Gademotta

Coordinates: 8°03′N 38°15′E / 8.050°N 38.250°E

The Gademotta Formation in the Main Ethiopian Rift Valley is known for its Middle Stone Age archaeological sites. It is located west of Lake Ziway. In addition to the type-site, which assumes the same name, the formation contains a cluster of sites at Kulkuletti, some 2.5 kilometres (1.6 mi) away. The near-lake environment and locally available obsidian may have attracted the continuous/repeated occupation of the area by Middle and Late Pleistocene hominins.

The Gademotta Formation site-complex was discovered in the early 1970s by a team of researchers under the leadership of Fred Wendorf and Romuald Schild.[1] This team conducted several excavations in 1972 and 1973, recovering tens of thousands of stone artifacts. Renewed research in the Gademotta Formation was encouraged by new techniques that allowed for a more precise 40Ar/39Ar age of the site published in 2008.[2]

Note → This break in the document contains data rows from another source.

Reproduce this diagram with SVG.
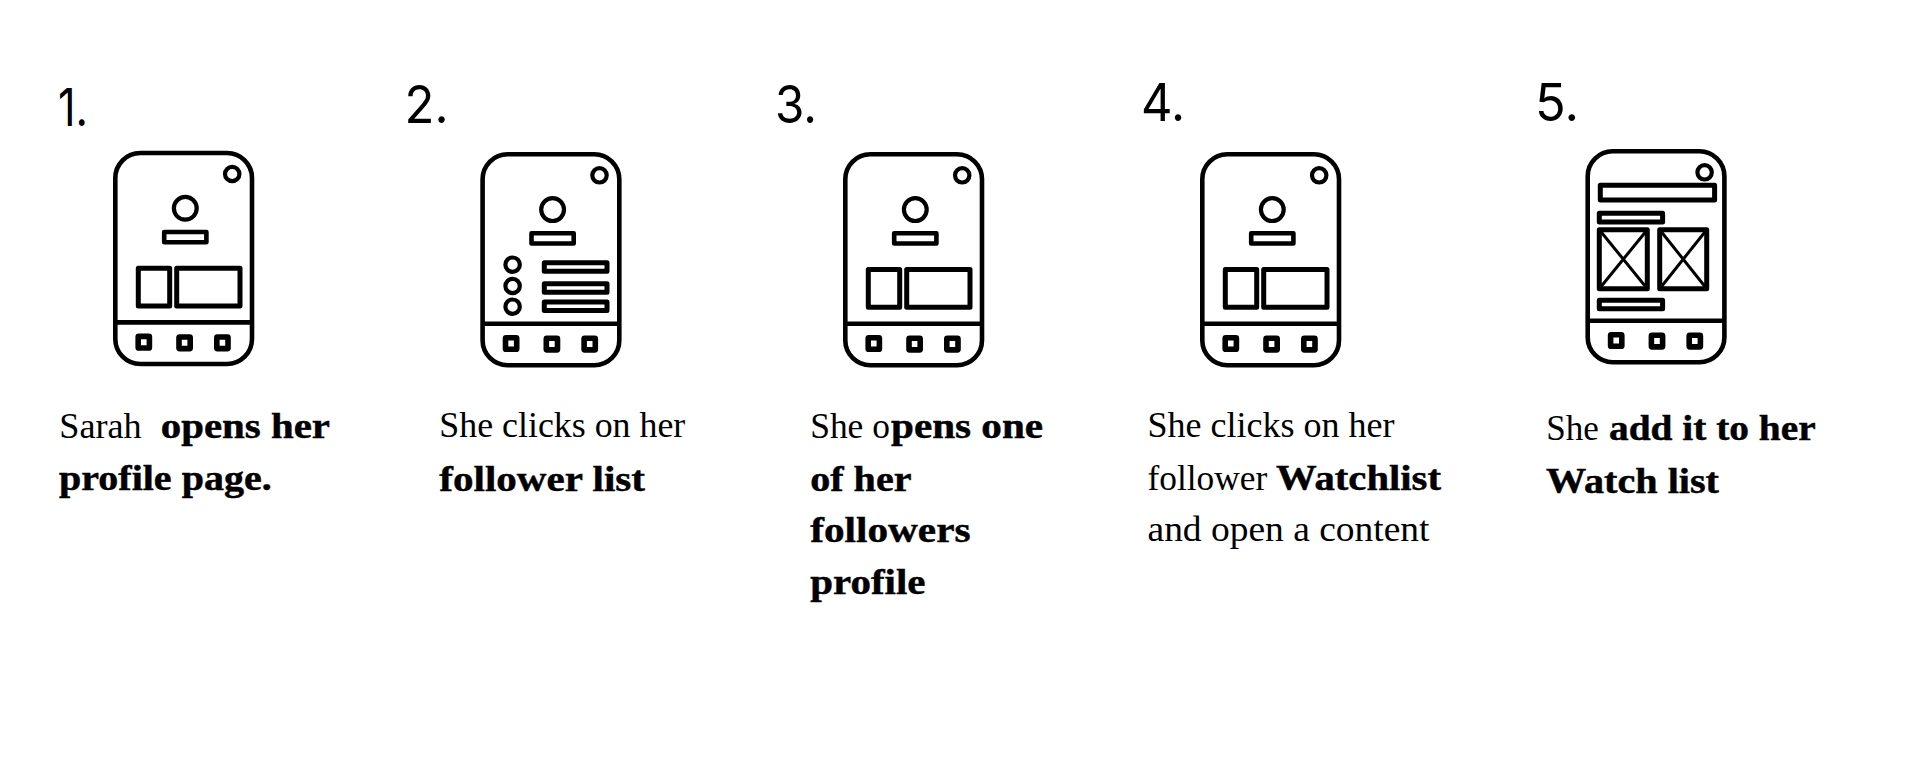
<svg xmlns="http://www.w3.org/2000/svg" width="1920" height="770" viewBox="0 0 1920 770">
<style>
.s{fill:none;stroke:#000;stroke-linejoin:round}
.w4{stroke-width:4.6}
.i{stroke-width:5}
.w35{stroke-width:4.2}
.w5{stroke-width:5.6}
.x{stroke-width:3}
.n{font-family:"Inter","Open Sans",sans-serif;font-weight:400;font-size:52px;fill:#000}
.t{font-family:"Liberation Serif","Times New Roman",serif;font-size:36px;fill:#000}
.b{font-weight:bold;stroke:#000;stroke-width:.45}
</style>
<defs>
<g id="shell">
<rect class="s w4" x="115.3" y="153" width="136.7" height="211" rx="25" ry="25"/>
<line class="s w4" x1="115.3" y1="322.4" x2="252" y2="322.4"/>
<circle class="s w35" cx="232.2" cy="174" r="7.2"/>
<rect class="s w5" x="138.2" y="336.4" width="11.2" height="11.6" rx=".6"/>
<rect class="s w5" x="179" y="337" width="11.2" height="11.6" rx=".6"/>
<rect class="s w5" x="216.8" y="337" width="11.2" height="11.6" rx=".6"/>
</g>
<g id="head">
<circle class="s w35" cx="185.3" cy="208.3" r="11.4"/>
<rect class="s w4" x="164.2" y="232" width="42.2" height="10.2"/>
</g>
<g id="cards">
<rect class="s i" x="138.3" y="268.3" width="31.4" height="37.7"/>
<rect class="s i" x="176.7" y="268.3" width="63.3" height="37.7"/>
</g>
</defs>
<rect width="1920" height="770" fill="#fff"/>
<g id="connectors"></g>

<g id="step-1">
<text class="n" x="58" y="126" textLength="30" lengthAdjust="spacingAndGlyphs">1.</text>
<use href="#shell"/><use href="#head"/><use href="#cards"/>
<text class="t" x="59.3" y="437.7" textLength="82.4" lengthAdjust="spacingAndGlyphs">Sarah</text>
<text class="t b" x="160.7" y="437.7" textLength="169.3" lengthAdjust="spacingAndGlyphs">opens her</text>
<text class="t b" x="59" y="490.3" textLength="212.7" lengthAdjust="spacingAndGlyphs">profile page.</text>
</g>

<g id="step-2">
<text class="n" x="404.5" y="122.7" textLength="44" lengthAdjust="spacingAndGlyphs">2.</text>
<g transform="translate(367.3 1.3)">
<use href="#shell"/><use href="#head"/>
<circle class="s w35" cx="145.3" cy="263.4" r="7.2"/>
<circle class="s w35" cx="145.3" cy="284.7" r="7.2"/>
<circle class="s w35" cx="145.3" cy="305.4" r="7.2"/>
<rect class="s i" x="177" y="261.4" width="62.7" height="8.6"/>
<rect class="s i" x="177" y="282.4" width="62.7" height="8.6"/>
<rect class="s i" x="177" y="300.7" width="62.7" height="8.6"/>
</g>
<text class="t" x="439.3" y="437.2" textLength="246" lengthAdjust="spacingAndGlyphs">She clicks on her</text>
<text class="t b" x="439.3" y="490.5" textLength="205.7" lengthAdjust="spacingAndGlyphs">follower list</text>
</g>

<g id="step-3">
<text class="n" x="775" y="122.7" textLength="42" lengthAdjust="spacingAndGlyphs">3.</text>
<g transform="translate(730 1.3)"><use href="#shell"/><use href="#head"/><use href="#cards"/></g>
<text class="t" x="810.2" y="438.2" textLength="79.7" lengthAdjust="spacingAndGlyphs">She o</text>
<text class="t b" x="891" y="438.2" textLength="152.1" lengthAdjust="spacingAndGlyphs">pens one</text>
<text class="t b" x="810.2" y="491" textLength="101.3" lengthAdjust="spacingAndGlyphs">of her</text>
<text class="t b" x="810.2" y="542" textLength="160.3" lengthAdjust="spacingAndGlyphs">followers</text>
<text class="t b" x="810.2" y="594" textLength="115.3" lengthAdjust="spacingAndGlyphs">profile</text>
</g>

<g id="step-4">
<text class="n" x="1141" y="120.7" textLength="44" lengthAdjust="spacingAndGlyphs">4.</text>
<g transform="translate(1087 1.3)"><use href="#shell"/><use href="#head"/><use href="#cards"/></g>
<text class="t" x="1147.5" y="437.2" textLength="247" lengthAdjust="spacingAndGlyphs">She clicks on her</text>
<text class="t" x="1147.5" y="490" textLength="119.8" lengthAdjust="spacingAndGlyphs">follower</text>
<text class="t b" x="1276" y="490" textLength="165" lengthAdjust="spacingAndGlyphs">Watchlist</text>
<text class="t" x="1147.5" y="540.7" textLength="282" lengthAdjust="spacingAndGlyphs">and open a content</text>
</g>

<g id="step-5">
<text class="n" x="1535" y="121" textLength="44" lengthAdjust="spacingAndGlyphs">5.</text>
<g transform="translate(1472.4 -1.7)">
<use href="#shell"/>
<rect class="s i" x="127.9" y="187" width="114.3" height="14.7"/>
<rect class="s i" x="126.9" y="215" width="63.3" height="8.7"/>
<rect class="s i" x="126.9" y="231.4" width="48" height="59"/>
<path class="s x" d="M126.9 231.4L174.9 290.4M174.9 231.4L126.9 290.4"/>
<rect class="s i" x="187.3" y="231.4" width="47" height="59"/>
<path class="s x" d="M187.3 231.4L234.3 290.4M234.3 231.4L187.3 290.4"/>
<rect class="s i" x="126.9" y="302" width="63.3" height="8.4"/>
</g>
<text class="t" x="1546.2" y="440.3" textLength="52.6" lengthAdjust="spacingAndGlyphs">She</text>
<text class="t b" x="1609" y="440.3" textLength="206.7" lengthAdjust="spacingAndGlyphs">add it to her</text>
<text class="t b" x="1546" y="493.3" textLength="173" lengthAdjust="spacingAndGlyphs">Watch list</text>
</g>
</svg>
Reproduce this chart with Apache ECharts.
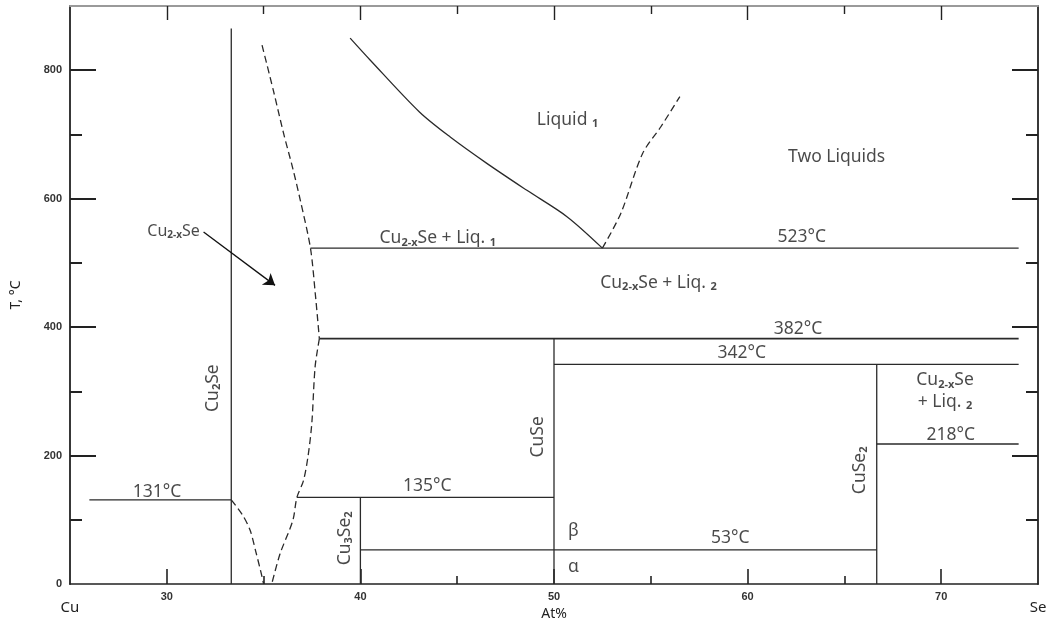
<!DOCTYPE html>
<html>
<head>
<meta charset="utf-8">
<title>Cu–Se phase diagram</title>
<script src="https://cdn.jsdelivr.net/npm/echarts@6/dist/echarts.min.js"></script>
<style>
  html, body { margin: 0; padding: 0; background: #fff; }
  #chart { width: 1048px; height: 621px; }
</style>
</head>
<body>
<div id="chart"></div>
<script>
// Axis ticks and labels
const xMajorTicks = [30, 40, 50, 60, 70];
const xMinorTicks = [35, 45, 55, 65];
const yMajorTicks = [200, 400, 600, 800];
const yMinorTicks = [100, 300, 500, 700];
const yTickLabels = [0, 200, 400, 600, 800];
const xEndLabels = { 25: 'Cu', 75: 'Se' };

// Phase boundaries [at% Se, T °C]
const cu2seLine   = [[33.33, 0], [33.33, 865]];
const iso131      = [[26.0, 131], [33.33, 131]];
const solvusLow   = [[33.33, 131], [33.9, 108], [34.3, 84], [34.6, 50], [34.85, 20], [35.0, 0]];
const solvusUpper = [[34.92, 839], [35.5, 769], [36.03, 702], [36.5, 648], [36.9, 597], [37.42, 523],
                     [37.67, 452], [37.88, 382]];
const solvusLower = [[37.88, 382], [37.66, 338], [37.49, 250], [37.3, 200], [37.06, 161],
                     [36.72, 135], [36.51, 99], [35.85, 47], [35.42, 0]];
const liquidus    = [[39.47, 850], [40.5, 816], [43.05, 735], [44.64, 696], [46.53, 655],
                     [48.6, 613], [50.67, 572], [52.5, 523]];
const miscibility = [[52.5, 523], [53.45, 577], [54.57, 670], [55.52, 712], [56.5, 759]];
const iso523      = [[37.42, 523], [74, 523]];
const iso382      = [[37.88, 382], [74, 382]];
const iso342      = [[50, 342], [74, 342]];
const iso218      = [[66.67, 218], [74, 218]];
const iso135      = [[36.72, 135], [50, 135]];
const iso53       = [[40, 53], [66.67, 53]];
const cuseLine    = [[50, 0], [50, 382]];
const cu3se2Line  = [[40, 0], [40, 135]];
const cuse2Line   = [[66.67, 0], [66.67, 342]];
const arrowPath   = [[31.9, 548], [35.59, 465]];

// Region and compound labels: [text, at% Se, T °C]
const phaseLabels = [
  ['131°C', 29.5, 144],
  ['{n|Cu}{s|2-x}{n|Se}', 30.35, 549, 'small'],
  ['{n|Cu}{s|2-x}{n|Se + Liq. }{s|1}', 44.0, 538],
  ['{n|Liquid }{s|1}', 50.7, 722],
  ['Two Liquids', 64.6, 665],
  ['523°C', 62.8, 540],
  ['{n|Cu}{s|2-x}{n|Se + Liq. }{s|2}', 55.4, 469],
  ['382°C', 62.6, 397],
  ['342°C', 59.7, 360],
  ['{n|Cu}{s|2-x}{n|Se}', 70.2, 317],
  ['{n|+ Liq. }{s|2}', 70.2, 283],
  ['218°C', 70.5, 232],
  ['53°C', 59.1, 71],
  ['135°C', 43.45, 152],
  ['β', 51.0, 83],
  ['α', 51.0, 26]
];
const compoundLabels = [
  ['{n|Cu}{s|2}{n|Se}', 32.39, 305],
  ['{n|CuSe}', 49.2, 229],
  ['{n|Cu}{s|3}{n|Se}{s|2}', 39.2, 71],
  ['{n|CuSe}{s|2}', 65.8, 177]
];

const FONT = '"Noto Sans", "Open Sans", sans-serif';
const TICK_FONT = '"Liberation Sans Narrow", "Liberation Sans", Arial, sans-serif';
const INK = '#1c1c1c';

const richStyles = (size) => ({
  n: { fontSize: size, fontFamily: FONT, color: INK },
  s: { fontSize: Math.round(size * 0.6), fontFamily: FONT, color: INK, fontWeight: 'bold', padding: [Math.round(size * 0.45), 0, 0, 0] }
});

function boundary(name, data, dashed, width, smooth) {
  return {
    name, type: 'line', data,
    xAxisIndex: 0, yAxisIndex: 0,
    symbol: 'none', silent: true, animation: false,
    smooth: smooth || false,
    lineStyle: { color: '#2a2a2a', width: width || 1.3, type: dashed ? [7, 4] : 'solid' },
    z: 3
  };
}

function labelSeries(name, items, rotate) {
  return {
    name, type: 'scatter', xAxisIndex: 0, yAxisIndex: 0,
    symbolSize: 0, silent: true, animation: false, z: 5,
    data: items.map(([text, x, y, size]) => {
      const fs = size === 'small' ? 16 : 17.5;
      return {
        value: [x, y],
        label: {
          show: true, position: 'inside', rotate: rotate || 0,
          formatter: text,
          fontSize: fs, fontFamily: FONT, color: INK,
          rich: richStyles(fs)
        }
      };
    })
  };
}

const baseX = { type: 'value', min: 25, max: 75, gridIndex: 0, splitLine: { show: false } };
const baseY = { type: 'value', min: 0, max: 900, gridIndex: 0, splitLine: { show: false } };
const tickLine = (w) => ({ lineStyle: { color: '#222', width: w } });
const noLine = { show: false, onZero: false };

const option = {
  animation: false,
  backgroundColor: '#fff',
  grid: { left: 70, right: 10, top: 6, bottom: 37, containLabel: false, outerBoundsMode: 'none' },
  xAxis: [
    Object.assign({}, baseX, {
      position: 'bottom',
      axisLine: { show: true, onZero: false, lineStyle: { color: '#222', width: 1.6 } },
      axisTick: Object.assign({ show: true, inside: true, length: 15, customValues: xMajorTicks }, tickLine(1.6)),
      axisLabel: { show: true, customValues: xMajorTicks, fontSize: 11, fontWeight: 'bold', fontFamily: TICK_FONT, color: '#333', margin: 7 },
      name: 'At%', nameLocation: 'middle', nameGap: 21,
      nameTextStyle: { fontSize: 14, fontFamily: FONT, color: '#222' }
    }),
    Object.assign({}, baseX, {
      position: 'bottom',
      axisLine: noLine,
      axisTick: Object.assign({ show: true, inside: true, length: 8, customValues: xMinorTicks }, tickLine(1.6)),
      axisLabel: { show: false }
    }),
    Object.assign({}, baseX, {
      position: 'bottom',
      axisLine: noLine,
      axisTick: { show: false },
      axisLabel: {
        show: true, customValues: [25, 75], margin: 16,
        formatter: (v) => xEndLabels[v] || '',
        fontSize: 15, fontFamily: FONT, color: '#222'
      }
    }),
    Object.assign({}, baseX, {
      position: 'top',
      axisLine: { show: true, onZero: false, lineStyle: { color: '#9a9a9a', width: 2 } },
      axisTick: Object.assign({ show: true, inside: true, length: 14, customValues: xMajorTicks }, tickLine(1.4)),
      axisLabel: { show: false }
    }),
    Object.assign({}, baseX, {
      position: 'top',
      axisLine: noLine,
      axisTick: Object.assign({ show: true, inside: true, length: 8, customValues: xMinorTicks }, tickLine(1.4)),
      axisLabel: { show: false }
    })
  ],
  yAxis: [
    Object.assign({}, baseY, {
      position: 'left',
      axisLine: { show: true, onZero: false, lineStyle: { color: '#222', width: 1.8 } },
      axisTick: Object.assign({ show: true, inside: true, length: 26, customValues: yMajorTicks }, tickLine(2)),
      axisLabel: { show: true, customValues: yTickLabels, fontSize: 11, fontWeight: 'bold', fontFamily: TICK_FONT, color: '#333', margin: 8 },
      name: 'T, °C', nameLocation: 'middle', nameGap: 47, nameRotate: 90,
      nameTextStyle: { fontSize: 14, fontFamily: FONT, color: '#222' }
    }),
    Object.assign({}, baseY, {
      position: 'left',
      axisLine: noLine,
      axisTick: Object.assign({ show: true, inside: true, length: 12, customValues: yMinorTicks }, tickLine(2)),
      axisLabel: { show: false }
    }),
    Object.assign({}, baseY, {
      position: 'right',
      axisLine: { show: true, onZero: false, lineStyle: { color: '#222', width: 1.8 } },
      axisTick: Object.assign({ show: true, inside: true, length: 26, customValues: yMajorTicks }, tickLine(2)),
      axisLabel: { show: false }
    }),
    Object.assign({}, baseY, {
      position: 'right',
      axisLine: noLine,
      axisTick: Object.assign({ show: true, inside: true, length: 12, customValues: yMinorTicks }, tickLine(2)),
      axisLabel: { show: false }
    })
  ],
  series: [
    boundary('Cu2Se', cu2seLine, false),
    boundary('131 °C', iso131, false),
    boundary('solvus low', solvusLow, true, 1.3, 0.3),
    boundary('solvus upper', solvusUpper, true, 1.3, 0.3),
    boundary('solvus lower', solvusLower, true, 1.3, 0.3),
    boundary('liquidus', liquidus, false, 1.3, 0.3),
    boundary('miscibility gap', miscibility, true, 1.3, 0.3),
    boundary('523 °C', iso523, false),
    boundary('382 °C', iso382, false, 1.8),
    boundary('342 °C', iso342, false),
    boundary('218 °C', iso218, false),
    boundary('135 °C', iso135, false),
    boundary('53 °C', iso53, false),
    boundary('CuSe', cuseLine, false),
    boundary('Cu3Se2', cu3se2Line, false),
    boundary('CuSe2', cuse2Line, false),
    {
      name: 'pointer', type: 'lines', coordinateSystem: 'cartesian2d',
      xAxisIndex: 0, yAxisIndex: 0, silent: true, animation: false,
      symbol: ['none', 'arrow'], symbolSize: 11,
      lineStyle: { color: '#111', width: 1.3, opacity: 1 },
      data: [{ coords: arrowPath }], z: 4
    },
    labelSeries('phase labels', phaseLabels, 0),
    labelSeries('compound labels', compoundLabels, 90)
  ]
};

const chart = echarts.init(document.getElementById('chart'), null, { renderer: 'canvas' });
chart.setOption(option);
</script>
</body>
</html>
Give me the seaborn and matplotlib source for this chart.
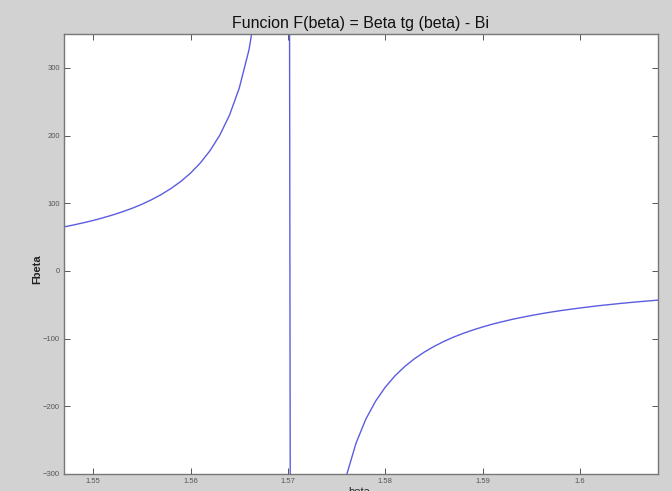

An age of over 279,000 years old is published for the oldest Middle Stone Age site in the Formation.[2][3] Although similar in age with the oldest Middle Stone Age site in the Kapthurin Formation, Kenya,[4] the oldest occupation at Gademotta is characterized by technological elements that are exclusively attributable to the Middle Stone Age. Stone-tipped throwing spears of that age have been studied; they predate known Homo sapiens fossils.[3][5]

References

  1. F Wendorf, R Schild (1974) A Middle Stone Age Sequence from the Central Rift Valley, Ethiopia. Polska Akademia Nauk, Warsaw.
  2. 2.0 2.1 LE Morgan, PR Renne (2008) Diachronous dawn for Africa’s Middle Stone Age: new 40Ar/39Ar ages from the Ethiopian Rift. Geology 36: 967-970
  3. 3.0 3.1 Y Sahle et al. (2014) Chronological and behavioral contexts of the earliest Middle Stone Age in the Gademotta Formation, Main Ethiopian Rift. Quaternary International, 331: 6-19. doi.org/10.1016/j.quaint.2013.03.010
  4. AL Deino, S McBrearty (2002) 40Ar/39Ar dating of the Kapthurin Formation, Baringo, Kenya. Journal of Human Evolution 42: 185-210.
  5. Sahle, Y.; Hutchings, W. K.; Braun, D. R.; Sealy, J. C.; Morgan, L. E.; Negash, A.; Atnafu, B. (2013). Petraglia, Michael D, ed. "Earliest Stone-Tipped Projectiles from the Ethiopian Rift Date to >279,000 Years Ago". PLoS ONE 8 (11): e78092. doi:10.1371/journal.pone.0078092. PMC 3827237. PMID 24236011.